Люди Богородского края Павловский Посад

Поэт и город

(О творчестве Олега Чухонцева)

Е.В. Жукова

Обложка книги стихов Олега Чухонцева, выпущенной издательством «Художественная литература» в 1989 году

Обложка книги стихов Олега Чухонцева, выпущенной издательством «Художественная литература» в 1989 году

Олег Чухонцев давно уехал из Павловского Посада. Он живет в Москве, книги его печатаются в центральных издательствах. И мы не будем говорить обо всем его творчестве. Скажем только о самом дорогом – для нас, а может быть, и для автора.

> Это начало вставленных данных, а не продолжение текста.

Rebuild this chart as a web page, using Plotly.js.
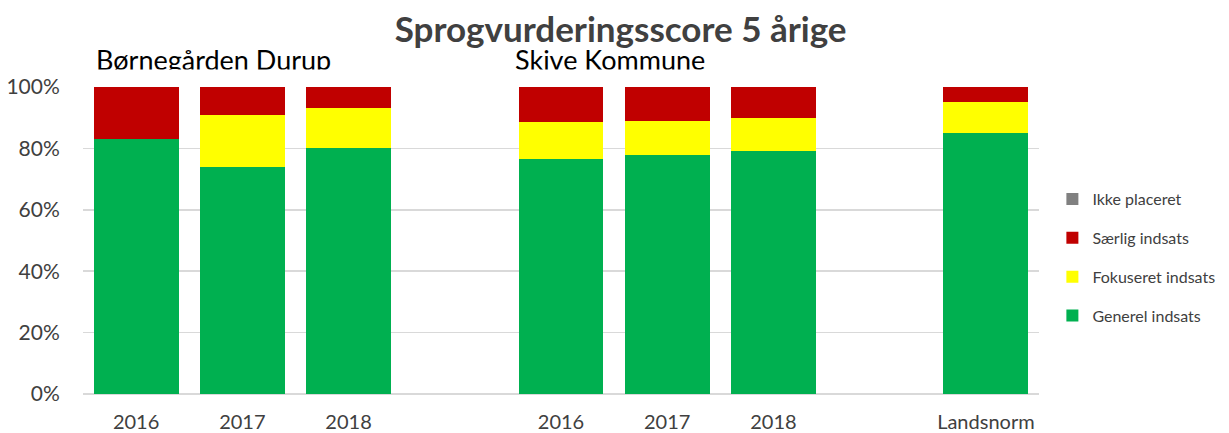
<!DOCTYPE html>
<html>
<head>
<meta charset="utf-8">
<script src="https://cdn.plot.ly/plotly-3.0.1.min.js"></script>
<style>html,body{margin:0;padding:0;background:#fff;}#chart{width:1229px;height:433px;}</style>
</head>
<body>
<div id="chart"></div>
<script>
// Category slots (empty strings are gaps between groups)
const categories = ["2016", "2017", "2018", "", "2016", "2017", "2018", "", "Landsnorm"];
// Series values in percent (null = empty slot)
const generel   = [83, 74, 80, null, 76.5, 78, 79, null, 85];
const fokuseret = [0, 17, 13, null, 12.2, 11, 11, null, 10];
const saerlig   = [17, 9, 7, null, 11.3, 11, 10, null, 5];
const ikke      = [0, 0, 0, null, 0, 0, 0, null, 0];
const seriesNames = ["Generel indsats", "Fokuseret indsats", "Særlig indsats", "Ikke placeret"];
const seriesColors = ["#00b050", "#ffff00", "#c00000", "#808080"];
const yTicks = [0, 20, 40, 60, 80, 100];

const xs = categories.map((c, i) => i);
const data = [generel, fokuseret, saerlig, ikke].map((vals, k) => ({
  type: 'bar',
  x: xs,
  y: vals,
  name: seriesNames[k],
  legendgroup: 'g' + k,
  legendrank: 10 - k,
  marker: {color: seriesColors[k], line: {width: 0}},
  hoverinfo: 'name+y'
}));

const font = "Lato, 'Open Sans', sans-serif";
const layout = {
  width: 1229, height: 433,
  margin: {l: 83, r: 190, t: 87, b: 39, pad: 0, autoexpand: false},
  barmode: 'stack',
  bargap: 0.2,
  paper_bgcolor: '#fff', plot_bgcolor: '#fff',
  font: {family: font, color: '#404040'},
  title: {text: 'Sprogvurderingsscore 5 årige', font: {family: font, size: 35, color: '#404040', weight: 'bold'},
          x: 0.505, xanchor: 'center', y: 0.932, yanchor: 'middle'},
  xaxis: {
    range: [-0.5, categories.length - 0.5],
    tickmode: 'array', tickvals: xs, ticktext: categories,
    ticks: 'outside', ticklen: 10, tickcolor: 'rgba(0,0,0,0)',
    tickfont: {family: font, size: 20, color: '#404040'},
    showgrid: false, zeroline: false, showline: false, fixedrange: true
  },
  yaxis: {
    range: [0, 100],
    tickmode: 'array', tickvals: yTicks, ticktext: yTicks.map(v => v + '%'),
    ticks: 'outside', ticklen: 18, tickcolor: 'rgba(0,0,0,0)',
    tickfont: {family: font, size: 21, color: '#404040'},
    showgrid: true, gridcolor: '#d9d9d9', gridwidth: 1.5,
    zeroline: true, zerolinecolor: '#d9d9d9', zerolinewidth: 1.5,
    showline: false, fixedrange: true
  },
  legend: {
    x: 1.014, xanchor: 'left', y: 0.69, yanchor: 'top',
    traceorder: 'grouped', tracegroupgap: 15,
    font: {family: font, size: 16, color: '#404040'},
    itemwidth: 30, bgcolor: 'rgba(0,0,0,0)'
  },
  annotations: [
    {text: 'Børnegården Durup', xref: 'paper', yref: 'paper', x: (94 - 83) / 956, y: (394 - 60) / 307, xanchor: 'left', yanchor: 'middle',
     showarrow: false, font: {family: font, size: 27, color: '#000'}},
    {text: 'Skive Kommune', xref: 'paper', yref: 'paper', x: (513 - 83) / 956, y: (394 - 60) / 307, xanchor: 'left', yanchor: 'middle',
     showarrow: false, font: {family: font, size: 27, color: '#000'}},
    // white band that trims the bottom of the two group labels, as in the original
    {text: ' ', xref: 'paper', yref: 'paper', x: (88 - 83) / 956, y: (394 - 77.5) / 307, xanchor: 'left', yanchor: 'middle',
     width: 640, height: 16, borderpad: 0, bgcolor: '#fff', showarrow: false, font: {size: 4}}
  ]
};

Plotly.newPlot('chart', data, layout, {displayModeBar: false, staticPlot: true});
</script>
</body>
</html>
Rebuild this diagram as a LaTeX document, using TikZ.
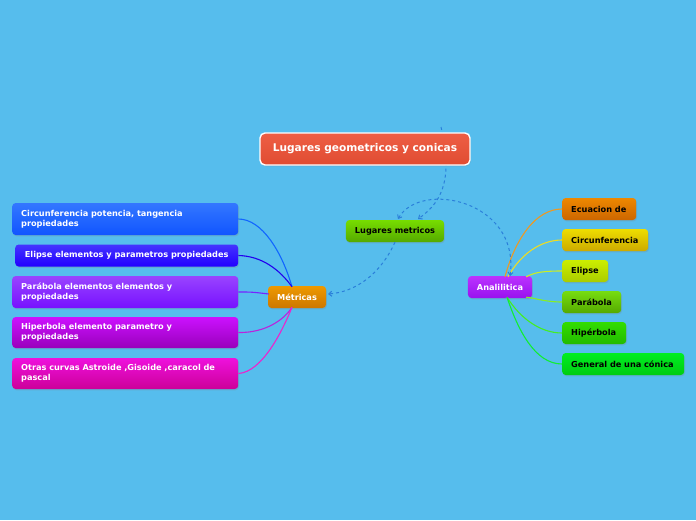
\documentclass[tikz,border=0pt]{standalone}
\usepackage{fontspec}
\setmainfont{DejaVu Sans}
\usetikzlibrary{shadows,arrows.meta,calc}
\definecolor{bg}{HTML}{56BDED}
\definecolor{relblue}{HTML}{2A7FDA}
\definecolor{cT}{HTML}{EE5E44}\definecolor{cB}{HTML}{E04C32}
\definecolor{lmT}{HTML}{77DD00}\definecolor{lmB}{HTML}{55AA00}
\definecolor{metT}{HTML}{EE9900}\definecolor{metB}{HTML}{CC7700}
\definecolor{anaT}{HTML}{BB33FF}\definecolor{anaB}{HTML}{9911EE}
\definecolor{l1T}{HTML}{3377FF}\definecolor{l1B}{HTML}{1155FF}
\definecolor{l2T}{HTML}{4433FF}\definecolor{l2B}{HTML}{2200FF}
\definecolor{l3T}{HTML}{9944FF}\definecolor{l3B}{HTML}{7711FF}
\definecolor{l4T}{HTML}{CC11FF}\definecolor{l4B}{HTML}{9900BB}
\definecolor{l5T}{HTML}{EE11DD}\definecolor{l5B}{HTML}{CC0099}
\definecolor{r1T}{HTML}{EE8800}\definecolor{r1B}{HTML}{CC6600}
\definecolor{r2T}{HTML}{EEDD00}\definecolor{r2B}{HTML}{CCAA00}
\definecolor{r3T}{HTML}{CCEE00}\definecolor{r3B}{HTML}{AACC00}
\definecolor{r4T}{HTML}{77DD11}\definecolor{r4B}{HTML}{55AA00}
\definecolor{r5T}{HTML}{33DD00}\definecolor{r5B}{HTML}{22BB00}
\definecolor{r6T}{HTML}{00EE22}\definecolor{r6B}{HTML}{00CC11}
\definecolor{l1L}{HTML}{1166FF}
\definecolor{l2L}{HTML}{2200EE}
\definecolor{l3L}{HTML}{7722FF}
\definecolor{l4L}{HTML}{BB22DD}
\definecolor{l5L}{HTML}{EE22CC}
\definecolor{r1L}{HTML}{EE9922}
\definecolor{r2L}{HTML}{EEDD22}
\definecolor{r3L}{HTML}{CCEE22}
\definecolor{r4L}{HTML}{88EE22}
\definecolor{r5L}{HTML}{44EE22}
\definecolor{r6L}{HTML}{11EE33}
\begin{document}
\begin{tikzpicture}[x=1pt,y=-1pt,
  box/.style={rounded corners=3.5pt, inner xsep=9pt, inner ysep=0pt, minimum height=22pt,
    font=\fontsize{8.2}{9.6}\selectfont\bfseries,
    drop shadow={opacity=0.25,shadow xshift=0.8pt,shadow yshift=-1.3pt}},
  wbox/.style={box, text=white},
  kbox/.style={box, text=black},
  grad/.style={top color=#1T, bottom color=#1B},
  lbox/.style={wbox, anchor=west, minimum width=226pt, text width=208pt, align=left},
  rbox/.style={kbox, anchor=west, align=left},
  conn/.style={line width=1.1pt},
  rel/.style={color=relblue, line width=1pt, dash pattern=on 3pt off 3pt},
  tip/.tip={Straight Barb[length=3pt,width=5pt]},
]
\fill[bg] (0,0) rectangle (696,520);
\useasboundingbox (0,0) rectangle (696,520);

% relation behind central node
\draw[rel, -tip] (441,127) .. controls (452,175) and (445,200) .. (418,219);

% central
\node[wbox, draw=white, line width=1.4pt, rounded corners=5pt, minimum width=210pt, minimum height=32pt,
  font=\fontsize{10.6}{12}\selectfont\bfseries, grad=c] (c) at (365,149) {Lugares geometricos y conicas};

% main nodes
\node[kbox, minimum width=98pt, grad=lm] (lm) at (395,231) {Lugares metricos};
\node[wbox, minimum width=58pt, grad=met] (met) at (297,297) {Métricas};
\node[wbox, minimum width=64pt, grad=ana] (ana) at (500,287) {Analilitica};

% left nodes
\node[lbox, minimum height=32pt, grad=l1] (l1) at (12,219) {Circunferencia potencia, tangencia\\propiedades};
\node[wbox, anchor=west, minimum width=223pt, grad=l2] (l2) at (15,255.5) {Elipse elementos y parametros propiedades};
\node[lbox, minimum height=32pt, grad=l3] (l3) at (12,292) {Parábola elementos elementos y\\propiedades};
\node[lbox, minimum height=31pt, grad=l4] (l4) at (12,332.5) {Hiperbola elemento parametro y\\propiedades};
\node[lbox, minimum height=31pt, grad=l5] (l5) at (12,373.5) {Otras curvas Astroide ,Gisoide ,caracol de\\pascal};

% right nodes
\node[rbox, minimum width=74pt, text width=56pt, grad=r1] (r1) at (562,209) {Ecuacion de};
\node[rbox, minimum width=86pt, text width=68pt, grad=r2] (r2) at (562,240) {Circunferencia};
\node[rbox, minimum width=46pt, text width=28pt, grad=r3] (r3) at (562,271) {Elipse};
\node[rbox, minimum width=59pt, text width=41pt, grad=r4] (r4) at (562,302) {Parábola};
\node[rbox, minimum width=64pt, text width=46pt, grad=r5] (r5) at (562,333) {Hipérbola};
\node[rbox, minimum width=122pt, text width=104pt, grad=r6] (r6) at (562,364) {General de una cónica};

% connection points
\coordinate (mt) at ($(met.north)+(-5,1)$);
\coordinate (mb) at ($(met.south)+(-5,-1)$);
\coordinate (ml) at ($(met.west)+(1,-3)$);
\coordinate (at1) at ($(ana.north)+(5,1)$);
\coordinate (at2) at ($(ana.north)+(8,1)$);
\coordinate (ar) at ($(ana.north east)+(-6,1)$);
\coordinate (arb) at ($(ana.south east)+(-6,-1)$);
\coordinate (ab) at ($(ana.south)+(7,-1)$);

% metricas branches
\draw[conn, l1L] (l1.east) .. controls (262,219) and (282,252) .. (mt);
\draw[conn, l2L] (l2.east) .. controls (262,256) and (280,270) .. (mt);
\draw[conn, l3L] (l3.east) .. controls (252,292) .. (ml);
\draw[conn, l4L] (l4.east) .. controls (265,333) and (284,320) .. (mb);
\draw[conn, l5L] (l5.east) .. controls (262,372) and (282,332) .. (mb);

% analitica branches
\draw[conn, r1L] (r1.west) .. controls (535,209) and (515,240) .. (at1);
\draw[conn, r2L] (r2.west) .. controls (540,240) and (520,255) .. (at2);
\draw[conn, r3L] (r3.west) .. controls (545,271) and (535,272) .. (ar);
\draw[conn, r4L] (r4.west) .. controls (545,302) and (535,298) .. (arb);
\draw[conn, r5L] (r5.west) .. controls (540,333) and (520,318) .. (ab);
\draw[conn, r6L] (r6.west) .. controls (535,364) and (518,330) .. (ab);

% relations
\coordinate (d2s) at (510,276);
\coordinate (d2e) at (398,219);
\draw[rel, tip-tip] (d2s) .. controls (520,200) and (420,180) .. (d2e);
\coordinate (d3e) at (328,294);
\draw[rel, -tip] (lm.south) .. controls (380,275) and (355,292) .. (d3e);
\end{tikzpicture}
\end{document}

Что значит для поэта родина? Ответить на этот вопрос невозможно, можно только вспомнить стихи Федора Тютчева, Ивана Бунина, Сергея Есенина, Николая Рубцова. Олег Чухонцев родному городу посвятил немало стихов. «Ой ты родина моя! Ой ты боль моя!» – строчка одного из стихотворений. Это слово «боль» еще не раз встретится в его стихах. Это боль-ностальгия, это тоска по родине. И тоска не потому, что родина находится где-то далеко, ее невозможно увидеть; нет, увидеть возможно, только это совсем не та родина, не тот город – «здесь дом снесли, здесь вырубили сад», в Вохну, где купались когда-то, теперь сваливают машины. «Так многого вокруг недостает, что, кажется, терять уже не больно», – это писалось в те годы, когда старый город не подвергался еще такому беспощадному уничтожению, как сейчас, когда стояли все купеческие двухэтажные дома с резными окошками. (В нижнем этаже располагалась торговая лавка, в верхнем жила купеческая семья). Родной дом поэта на Кировской, бывшей Царской улице пока еще стоит, но к нему уже вплотную подошла зона выжигания. Этому дому посвящены строки «Этот дом для меня, этот двор, этот сад-огород, как Эгейское море, наверно, как Крит для Гомера».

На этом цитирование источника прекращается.